▸ WHAT YOU SHOULD DO
Extract the lines up to and including the one that contains "import numpy as np", starting with the first line of the entries below, and omit the pictures.

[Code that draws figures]
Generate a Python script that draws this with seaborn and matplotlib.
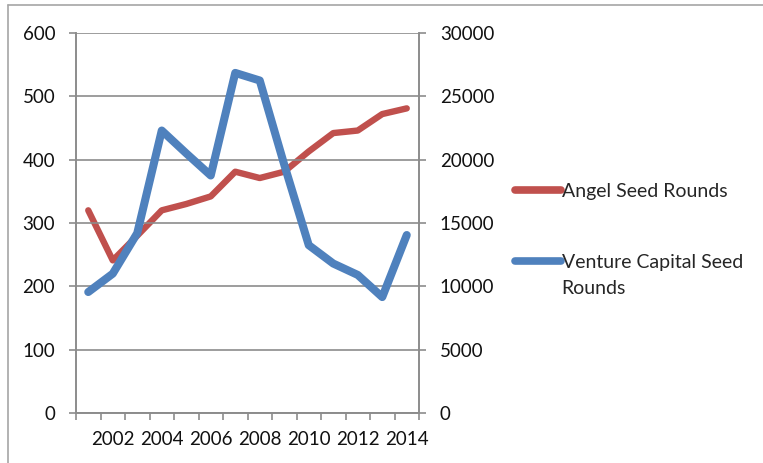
import matplotlib
matplotlib.use("Agg")
import matplotlib.pyplot as plt
from matplotlib.lines import Line2D
import seaborn as sns
import pandas as pd
import numpy as np

years = [2001, 2002, 2003, 2004, 2005, 2006, 2007, 2008, 2009, 2010, 2011, 2012, 2013, 2014]
vc_seed = [191, 220, 284, 446, 410, 375, 537, 525, 392, 265, 236, 218, 183, 281]
angel_seed = [16000, 12050, 14000, 16000, 16500, 17100, 19050, 18550, 19050, 20650, 22100, 22300, 23600, 24050]
left_ticks = [0, 100, 200, 300, 400, 500, 600]
right_ticks = [0, 5000, 10000, 15000, 20000, 25000, 30000]
xtick_years = [2002, 2004, 2006, 2008, 2010, 2012, 2014]
labels = ["Angel Seed Rounds", "Venture Capital Seed\nRounds"]

df = pd.DataFrame({"year": years, "vc": vc_seed, "angel": angel_seed})

sns.set_style("white")
plt.rcParams["font.family"] = ["Lato", "DejaVu Sans"]

RED = "#C0504D"
BLUE = "#4F81BD"
GRID = "#8C8C8C"

fig = plt.figure(figsize=(7.63, 4.63), dpi=100)
W, H = 763, 463
ax = fig.add_axes([76 / W, 1 - 413 / H, (419 - 76) / W, (413 - 33) / H])
ax2 = ax.twinx()

sns.lineplot(data=df, x="year", y="angel", ax=ax2, color=RED, linewidth=4.6,
             legend=False, solid_capstyle="round", solid_joinstyle="round")
sns.lineplot(data=df, x="year", y="vc", ax=ax, color=BLUE, linewidth=5.8,
             legend=False, solid_capstyle="round", solid_joinstyle="round")

ax.set_zorder(ax2.get_zorder() + 1)
ax.patch.set_visible(False)

ax.set_xlim(2000.5, 2014.5)
ax.set_ylim(0, 600)
ax2.set_ylim(0, 30000)
ax.set_yticks(left_ticks)
ax2.set_yticks(right_ticks)
ax.set_xticks(xtick_years)
ax.set_xticklabels([str(y) for y in xtick_years])
ax.set_xticks([y + 0.5 for y in [2000] + years], minor=True)

ax.set_xlabel("")
ax.set_ylabel("")
ax2.set_ylabel("")

ax.yaxis.grid(True, color=GRID, linewidth=1.2)
ax.set_axisbelow(True)

for a in (ax, ax2):
    for s in a.spines.values():
        s.set_color(GRID)
        s.set_linewidth(1.2)
    a.spines["top"].set_visible(False)

ax.tick_params(axis="y", which="major", direction="out", length=5, width=1.2,
               color=GRID, labelsize=13.5, pad=10, left=True, labelcolor="#111111")
ax2.tick_params(axis="y", which="major", direction="out", length=5, width=1.2,
                color=GRID, labelsize=13.5, pad=10, right=True, labelcolor="#111111")
ax.tick_params(axis="x", which="major", length=0, labelsize=13.5, pad=13, labelcolor="#111111")
ax.tick_params(axis="x", which="minor", direction="out", length=5, width=1.2,
               color=GRID, bottom=True)

FS = 14
handles = [Line2D([], [], color=RED, linewidth=5.5, solid_capstyle="round"),
           Line2D([], [], color=BLUE, linewidth=5.5, solid_capstyle="round")]
leg = fig.legend(handles, labels, loc="upper left", bbox_to_anchor=(515 / W, 1 - 183 / H),
                 frameon=False, fontsize=FS, handlelength=2.35, handletextpad=0.05,
                 labelspacing=2.8, borderaxespad=0, borderpad=0)
txts = leg.get_texts()
txts[1].set_linespacing(1.64)
# align the second handle with the first line of its two-line label
lns = leg.get_lines()
shift = 11.0
lns[1].set_ydata(np.asarray(lns[1].get_ydata()) + shift)

# outer chart border (partially visible)
fig.add_artist(Line2D([8 / W, 8 / W], [0, 1 - 5 / H], transform=fig.transFigure,
                      color="#A6A6A6", linewidth=1.2))
fig.add_artist(Line2D([8 / W, 1], [1 - 5 / H, 1 - 5 / H], transform=fig.transFigure,
                      color="#A6A6A6", linewidth=1.2))

fig.savefig("out.png", dpi=100)
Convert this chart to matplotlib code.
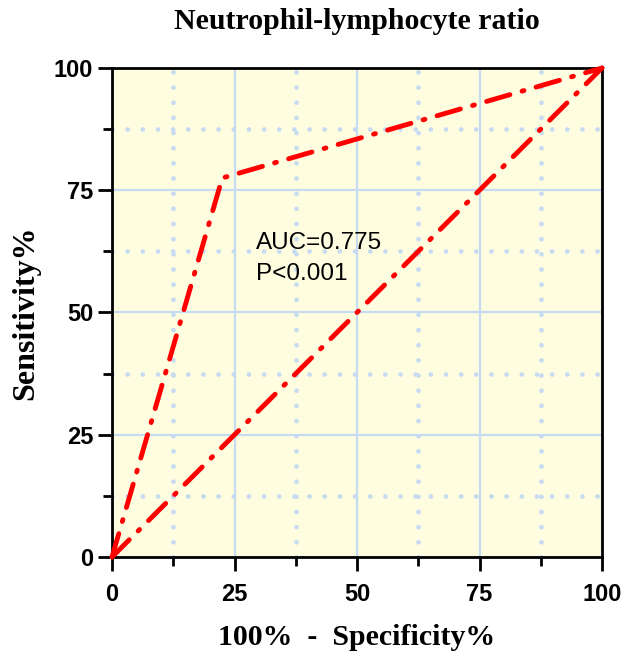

▸ SOLUTION TO THE EXERCISE
Generate a Python script that draws this with seaborn and matplotlib.
import matplotlib
matplotlib.use("Agg")
import matplotlib.pyplot as plt
from matplotlib.lines import Line2D
import seaborn as sns
import pandas as pd
import numpy as np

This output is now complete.